Thermal Performance of a Heat Pipe with Different Working Fluids


Ayad Alwaer
Department of Renewable Energies, Higher Institute of Science and Technology, Tarhuna, Libya
Jasson Gryzagoridis
Department of Mechanical Engineering, College of Engineering, Cape Peninsula University of Technology, Cape Town South Africa


The use of Heat pipes, for a variety of applications, has increased worldwide due to them achieving high thermal efficiencies. Heat pipes in evacuated tube solar collector systems, in modern domestic water heating, comprise of a sealed envelope of a copper pipe, which contain a small quantity of working fluid. The Heat pipe transfers energy by the latent heat of the evaporation of the working fluid in a heating section. This vapor travels to the cold portion of the heat pipe and condenses. The circulation is completed with the condensate flowing back through the container’s inner wall to the heating section by gravity.

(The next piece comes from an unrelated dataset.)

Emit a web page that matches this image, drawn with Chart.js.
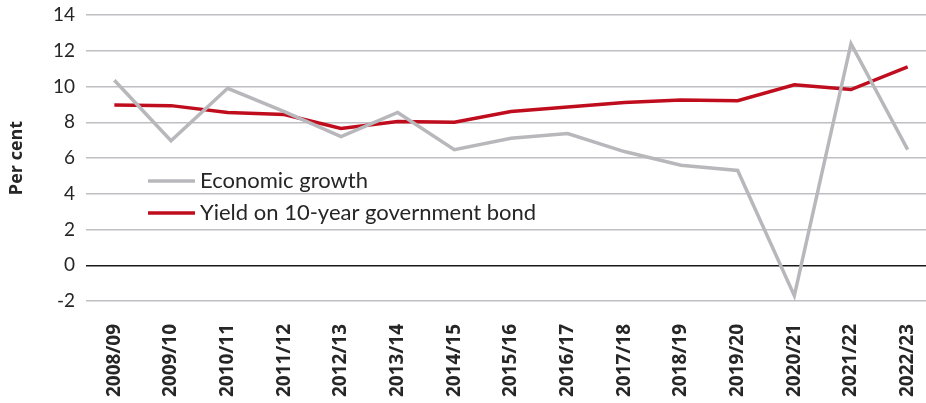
<!DOCTYPE html>
<html>
<head>
<meta charset="utf-8">
<script src="https://cdn.jsdelivr.net/npm/chart.js@4/dist/chart.umd.min.js"></script>
<style>
  html, body { margin: 0; padding: 0; background: #fff; overflow: hidden; }
  #clip { width: 926px; height: 403px; overflow: hidden; }
  #wrap { position: relative; width: 936px; height: 403px; }
</style>
</head>
<body>
<div id="clip"><div id="wrap"><canvas id="line-chart"></canvas></div></div>
<script>
var years = ['2008/09', '2009/10', '2010/11', '2011/12', '2012/13', '2013/14', '2014/15', '2015/16',
             '2016/17', '2017/18', '2018/19', '2019/20', '2020/21', '2021/22', '2022/23'];
var growth = [10.35, 6.97, 9.9, 8.6, 7.2, 8.55, 6.47, 7.1, 7.37, 6.36, 5.6, 5.3, -1.7, 12.4, 6.47];
var bondYield = [8.96, 8.93, 8.54, 8.43, 7.65, 8.04, 8.0, 8.6, 8.85, 9.1, 9.24, 9.2, 10.1, 9.83, 11.1];
var yTicks = [-2, 0, 2, 4, 6, 8, 10, 12, 14];

var fontName = "Lato, 'Open Sans', sans-serif";
var boldFont = "'Open Sans', sans-serif";

// legend drawn inside the plot, like the original
var insideLegend = {
  id: 'insideLegend',
  afterDraw: function(chart) {
    var ctx = chart.ctx;
    var x0 = 148, y0 = 181, gap = 32;
    ctx.save();
    chart.data.datasets.forEach(function(ds, i) {
      var y = y0 + i * gap;
      ctx.strokeStyle = ds.borderColor;
      ctx.lineWidth = 3.5;
      ctx.beginPath();
      ctx.moveTo(x0, y);
      ctx.lineTo(x0 + 47, y);
      ctx.stroke();
      ctx.fillStyle = '#262626';
      ctx.font = '22px ' + fontName;
      ctx.textBaseline = 'middle';
      ctx.fillText(ds.label, x0 + 52, y);
    });
    ctx.restore();
  }
};

new Chart(document.getElementById('line-chart'), {
  type: 'line',
  data: {
    labels: years,
    datasets: [{
        label: 'Economic growth',
        data: growth,
        borderColor: '#b8b8bc',
        borderWidth: 3.5,
        pointRadius: 0,
        tension: 0,
        fill: false
      }, {
        label: 'Yield on 10-year government bond',
        data: bondYield,
        borderColor: '#c00d1e',
        borderWidth: 3.5,
        pointRadius: 0,
        tension: 0,
        fill: false
      }]
  },
  options: {
    responsive: true,
    maintainAspectRatio: false,
    animation: false,
    layout: {
      padding: { top: 15, right: 0, left: 0, bottom: 0 }
    },
    plugins: {
      legend: { display: false },
      tooltip: { enabled: false }
    },
    scales: {
      x: {
        offset: true,
        afterFit: function(axis) {
          axis.height = 102;
          axis.paddingLeft = 0;
          axis.paddingRight = 0;
        },
        grid: { display: false },
        border: { display: false },
        ticks: {
          maxRotation: 90,
          minRotation: 90,
          autoSkip: false,
          color: '#262626',
          padding: 15,
          font: { family: boldFont, size: 19, weight: 'bold' }
        }
      },
      y: {
        min: -2,
        max: 14,
        afterFit: function(axis) {
          axis.width = 86;
          axis.paddingTop = 0;
          axis.paddingBottom = 0;
        },
        afterBuildTicks: function(axis) {
          axis.ticks = yTicks.map(function(v) { return { value: v }; });
        },
        grid: {
          drawTicks: false,
          lineWidth: 1.5,
          color: function(c) { return c.tick && c.tick.value === 0 ? '#1a1a1a' : '#bfbfc3'; }
        },
        border: { display: false },
        ticks: {
          color: '#262626',
          padding: 11,
          font: { family: fontName, size: 19 }
        },
        title: {
          display: true,
          text: 'Per cent',
          color: '#262626',
          padding: { top: 6, bottom: 0 },
          font: { family: boldFont, size: 18, weight: 'bold' }
        }
      }
    }
  },
  plugins: [insideLegend]
});
</script>
</body>
</html>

Tests were conducted using a test apparatus specifically made for the purpose of comparing the relevant attribute of thermal performance of Heat pipes containing different working fluids. A commercially available heat pipe, with its proprietary working fluid, was used as a reference in comparing its thermal performance efficiency (57.1%) with those of identical heat pipes containing distilled water, methanol, acetone and ethanol as working fluids. The results from the experiments achieved thermal efficiencies of 63.1%, 60.5%, 57.6%, and 42.1% respectively.